Eastside project swims under the seaPublished 2:09pm Thursday, March 29, 2012
Archer Park might be young, but the Eastside Connections kindergartener already knows a lot about fish.
“Why do sawfish have so many teeth?” Park asked in front of a group of parents. “Sawfish have so many teeth to catch fish and detect prey,” he answered.
Park was an expert on sawfish Wednesday night during an “Under the Sea” program at Eastside Connections School in Niles.
He and the other 22 students in Bonnie Prenkert’s kindergarten class were all experts on something fishy.
Each student selected a sea-related topic, which they were required to research and give a presentation on for the “Under the Sea” program. They had eight weeks to complete the project.
Here’s how it worked Wednesday: Each student stood in front of a tri-fold presentation board and waited for people to walk by. When they did, the student would recite three facts about their topic, ask and answer three questions about their topic and finally ask the audience if they had any questions.

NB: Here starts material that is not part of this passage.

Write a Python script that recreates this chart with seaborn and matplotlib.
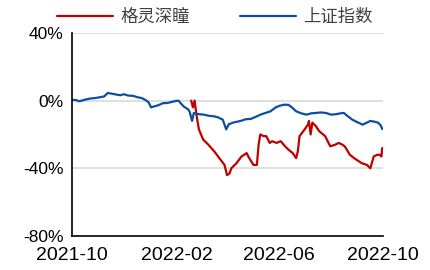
import pandas as pd
import matplotlib
matplotlib.use('Agg')
import matplotlib.pyplot as plt
import matplotlib.dates as mdates
import seaborn as sns

# 上证指数 区间涨跌幅 (%)
sh_dates = ['2021-10-01', '2021-10-06', '2021-10-10', '2021-10-16', '2021-10-22', '2021-10-28',
            '2021-11-03', '2021-11-08', '2021-11-12', '2021-11-18', '2021-11-23', '2021-11-27',
            '2021-12-01', '2021-12-06', '2021-12-12', '2021-12-17', '2021-12-22', '2021-12-26',
            '2021-12-30', '2022-01-02', '2022-01-05', '2022-01-10', '2022-01-16', '2022-01-21',
            '2022-01-26', '2022-01-31', '2022-02-03', '2022-02-09', '2022-02-14', '2022-02-16',
            '2022-02-19', '2022-02-21', '2022-02-27', '2022-03-05', '2022-03-11', '2022-03-17',
            '2022-03-22', '2022-03-27', '2022-03-31', '2022-04-03', '2022-04-08', '2022-04-17',
            '2022-04-23', '2022-04-29', '2022-05-05', '2022-05-10', '2022-05-16', '2022-05-22',
            '2022-05-28', '2022-06-02', '2022-06-07', '2022-06-12', '2022-06-16', '2022-06-21',
            '2022-06-27', '2022-07-03', '2022-07-09', '2022-07-14', '2022-07-20', '2022-07-26',
            '2022-08-01', '2022-08-07', '2022-08-12', '2022-08-16', '2022-08-20', '2022-08-26',
            '2022-09-01', '2022-09-07', '2022-09-12', '2022-09-16', '2022-09-21', '2022-09-25',
            '2022-09-28', '2022-09-30']
sh_values = [0.5, 0.3, -0.4, 0.5, 1.2, 1.5,
             2.0, 2.5, 4.5, 4.0, 3.5, 3.2,
             3.8, 3.0, 2.8, 2.0, 1.5, 0.5,
             -1.0, -4.0, -3.5, -2.8, -1.5, -1.4,
             -0.8, -0.2, 0.0, -3.4, -5.0, -6.3,
             -12.0, -7.3, -8.0, -8.3, -9.0, -9.3,
             -10.0, -11.3, -17.0, -14.0, -13.0, -12.0,
             -11.0, -10.8, -9.5, -8.3, -7.3, -6.3,
             -4.0, -3.0, -2.4, -2.5, -4.0, -6.3,
             -7.5, -8.3, -7.5, -7.3, -7.0, -7.3,
             -8.3, -8.0, -7.5, -7.3, -9.0, -11.3,
             -12.8, -14.2, -13.0, -12.0, -12.5, -13.0,
             -14.5, -16.8]

# 格灵深瞳 上市以来涨跌幅 (%)
gl_dates = ['2022-02-18', '2022-02-20', '2022-02-22', '2022-02-24', '2022-02-27', '2022-03-04',
            '2022-03-10', '2022-03-17', '2022-03-23', '2022-03-29', '2022-04-01', '2022-04-04',
            '2022-04-06', '2022-04-12', '2022-04-18', '2022-04-24', '2022-04-27', '2022-05-02',
            '2022-05-06', '2022-05-08', '2022-05-10', '2022-05-14', '2022-05-17', '2022-05-21',
            '2022-05-24', '2022-05-29', '2022-06-03', '2022-06-08', '2022-06-12', '2022-06-17',
            '2022-06-21', '2022-06-23', '2022-06-25', '2022-07-01', '2022-07-05', '2022-07-06',
            '2022-07-08', '2022-07-10', '2022-07-14', '2022-07-18', '2022-07-25', '2022-07-31',
            '2022-08-06', '2022-08-10', '2022-08-14', '2022-08-17', '2022-08-23', '2022-08-28',
            '2022-08-31', '2022-09-06', '2022-09-12', '2022-09-16', '2022-09-20', '2022-09-24',
            '2022-09-27', '2022-09-29', '2022-09-30']
gl_values = [0.0, -4.0, 0.0, -8.0, -17.0, -23.0,
             -26.0, -30.0, -34.0, -38.0, -44.0, -43.0,
             -40.0, -37.0, -33.0, -31.0, -34.0, -38.0,
             -38.0, -26.0, -20.0, -21.0, -21.0, -25.0,
             -24.0, -25.0, -24.0, -27.0, -29.0, -31.0,
             -34.0, -30.0, -21.0, -17.0, -14.0, -12.0,
             -20.0, -13.0, -15.0, -18.0, -21.0, -27.0,
             -26.0, -25.0, -26.0, -27.0, -32.0, -34.0,
             -35.0, -37.0, -38.0, -40.0, -33.0, -32.0,
             -32.0, -33.0, -28.0]

series_names = ['格灵深瞳', '上证指数']
colors = ['#C00000', '#0B4EA2']
y_ticks = [-80, -40, 0, 40]
x_ticks = ['2021-10-01', '2022-02-01', '2022-06-01', '2022-10-01']

df = pd.concat([
    pd.DataFrame({'date': pd.to_datetime(gl_dates), 'value': gl_values, 'name': series_names[0]}),
    pd.DataFrame({'date': pd.to_datetime(sh_dates), 'value': sh_values, 'name': series_names[1]}),
])

sns.set_style('white')
plt.rcParams['font.family'] = ['Liberation Sans', 'Noto Sans CJK SC', 'DejaVu Sans']
plt.rcParams['axes.unicode_minus'] = False

fig = plt.figure(figsize=(4.3, 2.7), dpi=100)
ax = fig.add_axes([0.167, 0.126, 0.724, 0.752])

sns.lineplot(data=df, x='date', y='value', hue='name', hue_order=series_names,
             palette=colors, linewidth=1.6, ax=ax)

ax.set_ylim(-80, 40)
ax.set_yticks(y_ticks)
ax.set_yticklabels([f'{v}%' for v in y_ticks])
ax.set_xlim(pd.Timestamp(x_ticks[0]), pd.Timestamp(x_ticks[-1]))
ax.set_xticks(pd.to_datetime(x_ticks))
ax.xaxis.set_major_formatter(mdates.DateFormatter('%Y-%m'))
ax.set_xlabel('')
ax.set_ylabel('')

# 浅灰色水平网格线
for v in [40, 0, -40]:
    ax.axhline(v, color='#D9D9D9', linewidth=1.2, zorder=0)

for s in ['top', 'right']:
    ax.spines[s].set_visible(False)
for s in ['left', 'bottom']:
    ax.spines[s].set_color('black')
    ax.spines[s].set_linewidth(1.2)
ax.tick_params(axis='both', direction='out', length=4, width=1.2, color='black',
               labelcolor='black')
ax.tick_params(axis='y', labelsize=12.5, pad=2)
ax.tick_params(axis='x', labelsize=14, pad=4)

ax.legend(loc='center', bbox_to_anchor=(0.46, 1.08), ncol=2, frameon=False,
          fontsize=12.5, handlelength=3.2, columnspacing=2.9, handletextpad=0.45,
          labelcolor='#404040', borderaxespad=0)

plt.savefig('out.png', dpi=100)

Naomi Gilliam’s topic was redfish.
“Red snapper is found on the Gulf of Mexico and the southeastern Atlantic Coast of the United States,” Gilliam said.

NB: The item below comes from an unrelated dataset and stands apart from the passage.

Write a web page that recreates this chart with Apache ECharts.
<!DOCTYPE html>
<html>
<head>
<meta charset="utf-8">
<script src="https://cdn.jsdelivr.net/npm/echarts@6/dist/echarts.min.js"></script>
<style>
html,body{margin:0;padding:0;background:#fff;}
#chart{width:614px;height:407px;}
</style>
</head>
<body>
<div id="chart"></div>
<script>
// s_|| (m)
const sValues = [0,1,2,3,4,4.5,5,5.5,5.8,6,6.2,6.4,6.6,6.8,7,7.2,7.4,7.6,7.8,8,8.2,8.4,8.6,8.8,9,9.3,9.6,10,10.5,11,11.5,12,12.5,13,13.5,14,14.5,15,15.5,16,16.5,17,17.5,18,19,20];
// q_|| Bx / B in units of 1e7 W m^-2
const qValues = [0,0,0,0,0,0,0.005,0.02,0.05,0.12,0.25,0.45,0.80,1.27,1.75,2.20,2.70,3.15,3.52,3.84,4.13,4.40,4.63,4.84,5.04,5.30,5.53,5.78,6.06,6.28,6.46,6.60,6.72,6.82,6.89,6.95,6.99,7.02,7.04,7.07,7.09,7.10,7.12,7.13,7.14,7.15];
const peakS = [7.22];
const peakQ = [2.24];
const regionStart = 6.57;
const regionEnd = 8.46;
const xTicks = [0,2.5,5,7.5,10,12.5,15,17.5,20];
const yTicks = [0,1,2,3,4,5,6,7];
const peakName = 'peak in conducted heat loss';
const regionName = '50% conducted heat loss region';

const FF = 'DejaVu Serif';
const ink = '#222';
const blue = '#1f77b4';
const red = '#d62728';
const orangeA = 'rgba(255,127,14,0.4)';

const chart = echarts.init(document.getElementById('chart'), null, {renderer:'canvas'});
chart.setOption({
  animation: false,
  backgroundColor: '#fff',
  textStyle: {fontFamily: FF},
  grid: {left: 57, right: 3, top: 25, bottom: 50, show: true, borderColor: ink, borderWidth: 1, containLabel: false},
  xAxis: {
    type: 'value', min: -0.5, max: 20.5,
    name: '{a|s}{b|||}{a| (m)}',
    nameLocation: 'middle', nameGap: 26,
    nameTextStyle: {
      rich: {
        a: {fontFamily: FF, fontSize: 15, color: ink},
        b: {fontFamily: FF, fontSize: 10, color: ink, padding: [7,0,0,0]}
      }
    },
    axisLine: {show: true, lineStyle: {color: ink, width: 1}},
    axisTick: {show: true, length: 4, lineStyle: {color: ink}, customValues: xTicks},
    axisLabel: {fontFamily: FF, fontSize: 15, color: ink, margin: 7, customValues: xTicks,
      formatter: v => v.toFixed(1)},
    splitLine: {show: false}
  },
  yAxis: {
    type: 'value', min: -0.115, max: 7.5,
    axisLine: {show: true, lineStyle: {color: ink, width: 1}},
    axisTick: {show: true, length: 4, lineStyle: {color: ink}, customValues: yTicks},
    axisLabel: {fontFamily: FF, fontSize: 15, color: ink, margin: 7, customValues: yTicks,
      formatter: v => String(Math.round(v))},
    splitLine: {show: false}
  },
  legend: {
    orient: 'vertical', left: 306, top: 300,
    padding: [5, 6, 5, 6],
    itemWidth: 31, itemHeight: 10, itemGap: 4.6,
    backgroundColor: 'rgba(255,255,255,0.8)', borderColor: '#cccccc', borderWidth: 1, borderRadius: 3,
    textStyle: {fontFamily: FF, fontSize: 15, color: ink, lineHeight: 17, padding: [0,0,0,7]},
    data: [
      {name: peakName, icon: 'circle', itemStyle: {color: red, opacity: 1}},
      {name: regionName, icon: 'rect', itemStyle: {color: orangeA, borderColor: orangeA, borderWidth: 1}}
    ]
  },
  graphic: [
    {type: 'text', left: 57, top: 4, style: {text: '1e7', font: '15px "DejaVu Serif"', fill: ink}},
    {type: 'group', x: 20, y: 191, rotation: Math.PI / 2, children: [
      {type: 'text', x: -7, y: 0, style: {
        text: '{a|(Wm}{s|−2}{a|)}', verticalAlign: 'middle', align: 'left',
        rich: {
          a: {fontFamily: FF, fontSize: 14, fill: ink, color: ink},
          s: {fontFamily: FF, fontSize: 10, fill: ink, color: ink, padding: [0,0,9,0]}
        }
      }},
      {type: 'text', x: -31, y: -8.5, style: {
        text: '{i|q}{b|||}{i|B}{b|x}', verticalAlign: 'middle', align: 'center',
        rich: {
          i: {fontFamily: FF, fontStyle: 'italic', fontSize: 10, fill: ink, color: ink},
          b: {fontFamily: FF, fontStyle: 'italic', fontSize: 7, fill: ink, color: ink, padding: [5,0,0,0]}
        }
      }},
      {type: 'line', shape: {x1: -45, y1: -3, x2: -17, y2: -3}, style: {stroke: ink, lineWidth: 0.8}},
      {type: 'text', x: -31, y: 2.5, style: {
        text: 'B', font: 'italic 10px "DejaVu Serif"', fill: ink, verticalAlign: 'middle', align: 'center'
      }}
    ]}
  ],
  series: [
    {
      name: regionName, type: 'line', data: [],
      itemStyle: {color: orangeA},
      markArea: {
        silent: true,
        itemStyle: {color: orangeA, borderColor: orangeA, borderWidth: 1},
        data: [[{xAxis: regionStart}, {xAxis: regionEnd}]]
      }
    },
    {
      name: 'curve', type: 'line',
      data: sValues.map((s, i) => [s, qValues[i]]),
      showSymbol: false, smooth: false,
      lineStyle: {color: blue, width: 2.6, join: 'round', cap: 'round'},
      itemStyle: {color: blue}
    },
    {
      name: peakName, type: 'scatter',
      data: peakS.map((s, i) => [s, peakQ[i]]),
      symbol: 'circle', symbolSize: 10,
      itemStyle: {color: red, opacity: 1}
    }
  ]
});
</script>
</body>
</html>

“They live in waters that are 30 to 200 feet deep.”
And what do red fish eat?
“Small crabs, shrimp and marine worms,” Gilliam said.

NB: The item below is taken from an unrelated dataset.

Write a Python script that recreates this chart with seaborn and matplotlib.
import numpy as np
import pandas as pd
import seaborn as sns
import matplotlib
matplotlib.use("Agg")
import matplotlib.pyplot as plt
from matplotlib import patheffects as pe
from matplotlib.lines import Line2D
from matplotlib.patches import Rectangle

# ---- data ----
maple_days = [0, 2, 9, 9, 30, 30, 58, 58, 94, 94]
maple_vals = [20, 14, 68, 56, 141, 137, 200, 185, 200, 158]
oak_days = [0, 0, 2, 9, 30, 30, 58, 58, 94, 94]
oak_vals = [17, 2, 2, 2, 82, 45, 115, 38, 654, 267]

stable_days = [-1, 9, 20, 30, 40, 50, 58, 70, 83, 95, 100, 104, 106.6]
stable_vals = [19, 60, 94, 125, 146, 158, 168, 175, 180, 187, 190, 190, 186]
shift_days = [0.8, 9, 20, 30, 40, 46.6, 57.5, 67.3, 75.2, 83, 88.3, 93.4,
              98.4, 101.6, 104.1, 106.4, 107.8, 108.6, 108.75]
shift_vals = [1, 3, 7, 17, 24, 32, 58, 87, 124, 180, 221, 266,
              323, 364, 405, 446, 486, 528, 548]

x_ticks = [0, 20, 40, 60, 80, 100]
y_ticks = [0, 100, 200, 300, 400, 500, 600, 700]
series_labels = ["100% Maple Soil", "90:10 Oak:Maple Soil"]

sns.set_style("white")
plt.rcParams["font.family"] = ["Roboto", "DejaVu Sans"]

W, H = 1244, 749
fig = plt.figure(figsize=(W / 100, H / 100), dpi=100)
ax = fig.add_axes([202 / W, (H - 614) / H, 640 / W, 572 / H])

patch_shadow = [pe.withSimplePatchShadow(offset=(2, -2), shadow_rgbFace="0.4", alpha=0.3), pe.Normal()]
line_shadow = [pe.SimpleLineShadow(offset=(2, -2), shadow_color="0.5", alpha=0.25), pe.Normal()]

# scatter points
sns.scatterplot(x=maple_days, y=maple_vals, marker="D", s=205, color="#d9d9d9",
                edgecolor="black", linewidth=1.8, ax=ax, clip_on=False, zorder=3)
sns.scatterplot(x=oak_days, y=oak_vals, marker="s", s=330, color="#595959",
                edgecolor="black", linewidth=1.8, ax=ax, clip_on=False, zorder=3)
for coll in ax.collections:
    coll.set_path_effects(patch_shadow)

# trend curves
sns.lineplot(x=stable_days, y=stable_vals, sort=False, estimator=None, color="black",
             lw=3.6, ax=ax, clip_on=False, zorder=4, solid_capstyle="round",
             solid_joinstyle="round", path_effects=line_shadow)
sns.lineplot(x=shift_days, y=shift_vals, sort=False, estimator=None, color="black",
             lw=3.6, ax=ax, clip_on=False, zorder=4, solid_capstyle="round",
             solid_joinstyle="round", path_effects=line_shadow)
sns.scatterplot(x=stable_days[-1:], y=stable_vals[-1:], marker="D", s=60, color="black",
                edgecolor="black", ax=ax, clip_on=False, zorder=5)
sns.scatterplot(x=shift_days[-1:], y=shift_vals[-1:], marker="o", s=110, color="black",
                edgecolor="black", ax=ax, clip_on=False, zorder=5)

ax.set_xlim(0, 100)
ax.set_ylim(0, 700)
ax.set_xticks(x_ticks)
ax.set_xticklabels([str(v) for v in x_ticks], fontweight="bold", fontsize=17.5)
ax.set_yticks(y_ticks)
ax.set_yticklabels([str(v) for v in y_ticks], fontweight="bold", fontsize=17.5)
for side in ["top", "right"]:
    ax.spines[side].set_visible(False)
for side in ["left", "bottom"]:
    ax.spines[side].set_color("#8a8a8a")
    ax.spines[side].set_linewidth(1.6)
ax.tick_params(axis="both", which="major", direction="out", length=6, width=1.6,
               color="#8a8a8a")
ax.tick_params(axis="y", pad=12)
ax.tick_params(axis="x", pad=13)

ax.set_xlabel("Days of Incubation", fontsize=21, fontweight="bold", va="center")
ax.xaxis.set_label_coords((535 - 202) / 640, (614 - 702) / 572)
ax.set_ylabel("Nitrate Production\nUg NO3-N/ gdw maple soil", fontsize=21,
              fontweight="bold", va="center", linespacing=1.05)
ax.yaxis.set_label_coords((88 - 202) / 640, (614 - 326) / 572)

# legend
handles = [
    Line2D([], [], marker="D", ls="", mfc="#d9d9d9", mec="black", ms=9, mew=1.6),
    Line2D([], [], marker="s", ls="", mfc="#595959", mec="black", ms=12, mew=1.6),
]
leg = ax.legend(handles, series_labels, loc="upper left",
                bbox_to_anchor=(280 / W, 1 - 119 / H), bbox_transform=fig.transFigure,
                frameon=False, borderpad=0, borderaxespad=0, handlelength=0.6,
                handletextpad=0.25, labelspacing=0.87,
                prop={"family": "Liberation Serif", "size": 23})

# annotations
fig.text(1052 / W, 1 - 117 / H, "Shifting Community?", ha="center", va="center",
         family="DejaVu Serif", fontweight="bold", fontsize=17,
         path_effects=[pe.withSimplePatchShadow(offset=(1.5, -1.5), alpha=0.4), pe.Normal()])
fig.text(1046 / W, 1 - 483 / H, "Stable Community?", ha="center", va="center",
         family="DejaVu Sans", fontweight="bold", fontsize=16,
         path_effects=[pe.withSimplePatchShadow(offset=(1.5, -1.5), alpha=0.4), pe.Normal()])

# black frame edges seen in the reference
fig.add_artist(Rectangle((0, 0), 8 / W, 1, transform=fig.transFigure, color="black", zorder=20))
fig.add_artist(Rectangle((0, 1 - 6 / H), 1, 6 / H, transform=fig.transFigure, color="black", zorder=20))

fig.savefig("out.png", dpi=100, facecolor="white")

Prenkert got the idea for the project after reading “Swimmy” by Leo Lionni to her class.
A student asked Prenkert if they could make an ocean in the classroom.
“I said, ‘well, can we?’” Prenkert said.
Under the Sea was the first real project-based learning program she has used this year. She said she integrated the curriculum for social studies, math, writing and reading into the project. For example, students created an eel half the size of the classroom. Students took measurements of the room and decided how much paper they needed to create the eel.
Prenkert’s students also received guidance from Niles New Tech Entrepreneurial Academy students. The “New Tech coaches” visited Eastside a few times to help the students with the speaking portion of the project.
New Tech coaches stood next to their kindergarten partners during Wednesday’s presentations.
“They are like their biggest cheerleader,” Prenkert said.